Repeat exactly what appears from the opening line of the listing to the line with "600, 750, 900];", inclusive.

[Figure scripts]
start
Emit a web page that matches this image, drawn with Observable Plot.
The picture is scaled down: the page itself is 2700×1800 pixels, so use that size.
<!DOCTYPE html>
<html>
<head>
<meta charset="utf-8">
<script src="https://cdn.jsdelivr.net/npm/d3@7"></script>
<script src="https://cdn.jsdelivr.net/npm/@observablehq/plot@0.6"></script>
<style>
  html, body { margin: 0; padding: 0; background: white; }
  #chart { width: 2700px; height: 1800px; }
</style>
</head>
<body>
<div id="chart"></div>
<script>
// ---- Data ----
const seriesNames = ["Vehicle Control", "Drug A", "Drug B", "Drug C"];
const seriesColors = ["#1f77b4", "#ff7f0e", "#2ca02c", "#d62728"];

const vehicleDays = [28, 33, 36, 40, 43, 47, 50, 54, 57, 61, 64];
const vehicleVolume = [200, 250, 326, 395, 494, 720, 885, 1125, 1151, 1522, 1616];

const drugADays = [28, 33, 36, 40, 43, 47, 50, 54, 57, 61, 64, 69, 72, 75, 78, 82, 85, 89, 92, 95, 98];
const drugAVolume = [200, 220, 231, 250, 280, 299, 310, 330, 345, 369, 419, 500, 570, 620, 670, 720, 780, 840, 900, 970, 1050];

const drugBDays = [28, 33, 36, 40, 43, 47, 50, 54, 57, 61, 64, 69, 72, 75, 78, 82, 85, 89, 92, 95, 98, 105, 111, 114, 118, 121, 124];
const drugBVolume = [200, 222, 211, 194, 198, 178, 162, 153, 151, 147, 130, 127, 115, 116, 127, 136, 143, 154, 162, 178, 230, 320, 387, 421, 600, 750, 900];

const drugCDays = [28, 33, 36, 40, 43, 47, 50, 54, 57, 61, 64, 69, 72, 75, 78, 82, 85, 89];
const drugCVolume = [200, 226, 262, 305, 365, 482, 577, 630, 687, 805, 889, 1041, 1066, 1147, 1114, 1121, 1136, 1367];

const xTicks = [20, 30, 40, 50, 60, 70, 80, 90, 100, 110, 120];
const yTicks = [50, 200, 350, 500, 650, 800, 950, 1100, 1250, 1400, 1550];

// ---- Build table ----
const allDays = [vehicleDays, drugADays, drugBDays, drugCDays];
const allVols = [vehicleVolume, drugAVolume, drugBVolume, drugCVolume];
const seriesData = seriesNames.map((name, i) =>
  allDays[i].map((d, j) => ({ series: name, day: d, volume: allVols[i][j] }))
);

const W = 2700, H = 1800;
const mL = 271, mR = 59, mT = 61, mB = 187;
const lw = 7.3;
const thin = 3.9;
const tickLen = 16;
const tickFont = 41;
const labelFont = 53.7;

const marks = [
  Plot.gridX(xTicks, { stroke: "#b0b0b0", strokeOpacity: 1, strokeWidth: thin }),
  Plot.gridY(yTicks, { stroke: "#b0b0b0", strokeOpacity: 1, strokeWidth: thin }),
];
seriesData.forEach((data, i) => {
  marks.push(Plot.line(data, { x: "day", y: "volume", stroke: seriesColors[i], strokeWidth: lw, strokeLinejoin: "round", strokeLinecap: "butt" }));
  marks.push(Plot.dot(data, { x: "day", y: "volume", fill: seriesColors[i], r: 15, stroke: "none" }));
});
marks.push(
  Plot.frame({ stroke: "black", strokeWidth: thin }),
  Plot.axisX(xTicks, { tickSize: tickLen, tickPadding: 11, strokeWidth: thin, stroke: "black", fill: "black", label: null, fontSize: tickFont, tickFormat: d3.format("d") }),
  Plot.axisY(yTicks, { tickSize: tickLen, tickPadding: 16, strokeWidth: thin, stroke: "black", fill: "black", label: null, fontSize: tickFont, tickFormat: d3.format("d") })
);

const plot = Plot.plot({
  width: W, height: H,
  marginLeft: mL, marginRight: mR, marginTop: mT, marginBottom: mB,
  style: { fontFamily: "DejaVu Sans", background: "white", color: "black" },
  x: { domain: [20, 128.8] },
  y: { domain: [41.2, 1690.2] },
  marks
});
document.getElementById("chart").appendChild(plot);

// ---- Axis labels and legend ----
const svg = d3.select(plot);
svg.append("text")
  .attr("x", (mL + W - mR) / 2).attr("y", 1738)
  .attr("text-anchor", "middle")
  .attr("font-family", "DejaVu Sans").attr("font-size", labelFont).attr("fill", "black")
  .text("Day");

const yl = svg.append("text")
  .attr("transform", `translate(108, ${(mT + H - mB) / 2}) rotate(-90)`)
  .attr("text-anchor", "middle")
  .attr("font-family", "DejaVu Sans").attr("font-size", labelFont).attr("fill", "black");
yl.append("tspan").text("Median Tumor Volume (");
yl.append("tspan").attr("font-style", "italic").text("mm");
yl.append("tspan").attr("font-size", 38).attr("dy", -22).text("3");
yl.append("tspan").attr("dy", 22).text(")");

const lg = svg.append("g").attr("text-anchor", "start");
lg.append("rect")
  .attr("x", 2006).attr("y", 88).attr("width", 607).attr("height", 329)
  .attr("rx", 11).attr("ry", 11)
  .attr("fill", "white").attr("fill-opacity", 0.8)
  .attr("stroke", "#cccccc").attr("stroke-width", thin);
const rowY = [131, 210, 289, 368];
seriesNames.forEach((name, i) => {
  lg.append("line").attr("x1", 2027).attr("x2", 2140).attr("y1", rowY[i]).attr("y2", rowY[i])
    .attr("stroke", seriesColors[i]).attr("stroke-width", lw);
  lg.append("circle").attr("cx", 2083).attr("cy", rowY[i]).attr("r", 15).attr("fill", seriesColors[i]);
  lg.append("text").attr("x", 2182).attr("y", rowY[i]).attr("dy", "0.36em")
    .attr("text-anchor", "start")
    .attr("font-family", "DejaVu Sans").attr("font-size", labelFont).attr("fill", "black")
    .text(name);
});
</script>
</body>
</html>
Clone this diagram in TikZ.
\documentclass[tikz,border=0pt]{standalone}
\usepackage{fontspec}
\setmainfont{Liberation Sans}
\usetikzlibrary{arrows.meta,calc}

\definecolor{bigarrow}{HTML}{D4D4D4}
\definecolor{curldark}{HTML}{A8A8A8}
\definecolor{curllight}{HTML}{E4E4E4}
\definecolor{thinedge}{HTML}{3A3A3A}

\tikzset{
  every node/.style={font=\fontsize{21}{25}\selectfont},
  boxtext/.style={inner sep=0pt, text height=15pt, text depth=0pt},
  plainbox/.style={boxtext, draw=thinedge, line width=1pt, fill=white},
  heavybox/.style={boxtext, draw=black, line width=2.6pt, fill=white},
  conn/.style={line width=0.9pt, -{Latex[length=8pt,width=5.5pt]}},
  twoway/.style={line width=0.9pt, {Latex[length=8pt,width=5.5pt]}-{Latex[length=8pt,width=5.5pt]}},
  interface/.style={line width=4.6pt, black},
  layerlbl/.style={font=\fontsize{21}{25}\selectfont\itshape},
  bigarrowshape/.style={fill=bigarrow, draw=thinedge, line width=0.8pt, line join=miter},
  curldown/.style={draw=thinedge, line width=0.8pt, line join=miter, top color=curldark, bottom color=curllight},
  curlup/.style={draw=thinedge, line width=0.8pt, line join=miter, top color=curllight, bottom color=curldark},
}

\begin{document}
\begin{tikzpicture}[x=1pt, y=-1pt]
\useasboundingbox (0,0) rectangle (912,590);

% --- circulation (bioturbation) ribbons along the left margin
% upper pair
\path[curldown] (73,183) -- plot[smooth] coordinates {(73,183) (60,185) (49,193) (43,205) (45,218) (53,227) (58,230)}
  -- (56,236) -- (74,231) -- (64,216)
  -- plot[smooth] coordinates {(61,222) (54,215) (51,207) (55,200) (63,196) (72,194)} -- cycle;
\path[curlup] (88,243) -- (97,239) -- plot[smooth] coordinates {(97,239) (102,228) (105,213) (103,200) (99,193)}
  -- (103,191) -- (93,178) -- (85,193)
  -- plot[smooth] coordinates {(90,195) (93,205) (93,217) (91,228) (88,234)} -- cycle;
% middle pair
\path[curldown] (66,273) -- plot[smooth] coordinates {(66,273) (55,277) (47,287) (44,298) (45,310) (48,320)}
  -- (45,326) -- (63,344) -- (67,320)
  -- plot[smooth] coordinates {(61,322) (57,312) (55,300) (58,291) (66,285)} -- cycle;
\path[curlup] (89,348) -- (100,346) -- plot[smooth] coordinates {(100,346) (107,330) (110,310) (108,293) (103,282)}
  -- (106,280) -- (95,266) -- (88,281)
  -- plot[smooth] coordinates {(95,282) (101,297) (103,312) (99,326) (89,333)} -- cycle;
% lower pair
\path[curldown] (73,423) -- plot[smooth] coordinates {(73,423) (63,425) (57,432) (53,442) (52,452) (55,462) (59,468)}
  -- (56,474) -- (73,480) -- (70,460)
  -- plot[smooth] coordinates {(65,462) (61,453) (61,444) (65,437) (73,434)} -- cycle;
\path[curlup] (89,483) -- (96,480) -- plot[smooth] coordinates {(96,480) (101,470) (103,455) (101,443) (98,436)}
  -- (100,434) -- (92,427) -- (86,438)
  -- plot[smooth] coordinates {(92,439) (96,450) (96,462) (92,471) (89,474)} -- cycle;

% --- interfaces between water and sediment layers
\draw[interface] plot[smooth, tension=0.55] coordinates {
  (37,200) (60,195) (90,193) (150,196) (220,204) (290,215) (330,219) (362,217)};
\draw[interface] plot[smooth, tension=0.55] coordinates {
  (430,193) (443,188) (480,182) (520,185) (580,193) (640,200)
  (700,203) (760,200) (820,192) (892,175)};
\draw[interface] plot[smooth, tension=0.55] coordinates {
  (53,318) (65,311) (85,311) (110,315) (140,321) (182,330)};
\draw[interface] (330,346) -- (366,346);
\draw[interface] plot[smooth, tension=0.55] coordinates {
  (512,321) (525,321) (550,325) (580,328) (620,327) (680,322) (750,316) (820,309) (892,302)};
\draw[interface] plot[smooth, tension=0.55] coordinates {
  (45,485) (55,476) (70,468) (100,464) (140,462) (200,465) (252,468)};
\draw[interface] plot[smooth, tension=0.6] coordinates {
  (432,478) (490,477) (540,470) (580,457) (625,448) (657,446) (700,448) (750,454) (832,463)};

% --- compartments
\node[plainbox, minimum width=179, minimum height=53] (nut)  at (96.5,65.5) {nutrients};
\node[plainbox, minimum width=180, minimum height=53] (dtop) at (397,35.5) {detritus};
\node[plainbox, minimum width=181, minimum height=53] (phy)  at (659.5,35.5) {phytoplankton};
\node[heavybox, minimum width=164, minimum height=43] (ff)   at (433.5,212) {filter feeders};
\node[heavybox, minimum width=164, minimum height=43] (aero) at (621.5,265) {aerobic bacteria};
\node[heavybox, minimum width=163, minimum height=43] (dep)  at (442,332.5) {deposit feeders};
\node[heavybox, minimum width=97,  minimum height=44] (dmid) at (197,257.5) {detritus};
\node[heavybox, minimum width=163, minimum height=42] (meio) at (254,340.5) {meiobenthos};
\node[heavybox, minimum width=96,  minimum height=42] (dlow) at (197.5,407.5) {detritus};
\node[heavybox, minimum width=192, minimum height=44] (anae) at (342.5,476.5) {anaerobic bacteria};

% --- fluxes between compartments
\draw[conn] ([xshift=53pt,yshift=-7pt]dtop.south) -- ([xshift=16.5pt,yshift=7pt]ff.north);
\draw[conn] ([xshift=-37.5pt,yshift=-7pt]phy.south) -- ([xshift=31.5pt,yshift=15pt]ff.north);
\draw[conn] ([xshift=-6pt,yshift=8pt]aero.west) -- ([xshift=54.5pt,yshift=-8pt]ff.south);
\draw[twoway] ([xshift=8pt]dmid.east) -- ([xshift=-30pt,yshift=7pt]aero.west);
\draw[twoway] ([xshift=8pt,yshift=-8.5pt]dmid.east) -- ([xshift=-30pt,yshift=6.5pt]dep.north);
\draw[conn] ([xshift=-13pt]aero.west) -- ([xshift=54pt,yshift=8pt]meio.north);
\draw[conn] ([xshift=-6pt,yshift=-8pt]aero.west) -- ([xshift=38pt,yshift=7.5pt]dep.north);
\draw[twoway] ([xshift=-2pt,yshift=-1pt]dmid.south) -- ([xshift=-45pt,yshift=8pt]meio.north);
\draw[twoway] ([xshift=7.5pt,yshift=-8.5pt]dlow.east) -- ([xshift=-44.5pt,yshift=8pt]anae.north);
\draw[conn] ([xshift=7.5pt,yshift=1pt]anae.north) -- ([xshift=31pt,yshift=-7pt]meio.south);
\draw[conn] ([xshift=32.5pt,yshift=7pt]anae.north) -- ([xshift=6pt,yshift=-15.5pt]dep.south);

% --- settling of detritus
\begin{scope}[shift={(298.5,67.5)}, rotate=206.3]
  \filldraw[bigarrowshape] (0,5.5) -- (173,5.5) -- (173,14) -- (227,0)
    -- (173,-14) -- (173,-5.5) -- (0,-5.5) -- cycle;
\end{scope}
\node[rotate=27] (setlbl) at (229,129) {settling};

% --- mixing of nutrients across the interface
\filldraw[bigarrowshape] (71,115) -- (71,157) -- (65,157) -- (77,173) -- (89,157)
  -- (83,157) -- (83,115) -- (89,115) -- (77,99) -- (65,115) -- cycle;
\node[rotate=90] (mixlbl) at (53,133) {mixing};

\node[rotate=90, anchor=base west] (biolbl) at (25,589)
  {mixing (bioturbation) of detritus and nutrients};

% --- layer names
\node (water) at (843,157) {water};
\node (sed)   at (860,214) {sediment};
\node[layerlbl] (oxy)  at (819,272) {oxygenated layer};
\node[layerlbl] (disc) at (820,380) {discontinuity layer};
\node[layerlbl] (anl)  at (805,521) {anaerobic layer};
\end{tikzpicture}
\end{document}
end
_Output of the task_.
Emit a web page that matches this image, drawn with Observable Plot.
The picture is scaled down: the page itself is 2700×1800 pixels, so use that size.
<!DOCTYPE html>
<html>
<head>
<meta charset="utf-8">
<script src="https://cdn.jsdelivr.net/npm/d3@7"></script>
<script src="https://cdn.jsdelivr.net/npm/@observablehq/plot@0.6"></script>
<style>
  html, body { margin: 0; padding: 0; background: white; }
  #chart { width: 2700px; height: 1800px; }
</style>
</head>
<body>
<div id="chart"></div>
<script>
// ---- Data ----
const seriesNames = ["Vehicle Control", "Drug A", "Drug B", "Drug C"];
const seriesColors = ["#1f77b4", "#ff7f0e", "#2ca02c", "#d62728"];

const vehicleDays = [28, 33, 36, 40, 43, 47, 50, 54, 57, 61, 64];
const vehicleVolume = [200, 250, 326, 395, 494, 720, 885, 1125, 1151, 1522, 1616];

const drugADays = [28, 33, 36, 40, 43, 47, 50, 54, 57, 61, 64, 69, 72, 75, 78, 82, 85, 89, 92, 95, 98];
const drugAVolume = [200, 220, 231, 250, 280, 299, 310, 330, 345, 369, 419, 500, 570, 620, 670, 720, 780, 840, 900, 970, 1050];

const drugBDays = [28, 33, 36, 40, 43, 47, 50, 54, 57, 61, 64, 69, 72, 75, 78, 82, 85, 89, 92, 95, 98, 105, 111, 114, 118, 121, 124];
const drugBVolume = [200, 222, 211, 194, 198, 178, 162, 153, 151, 147, 130, 127, 115, 116, 127, 136, 143, 154, 162, 178, 230, 320, 387, 421, 600, 750, 900];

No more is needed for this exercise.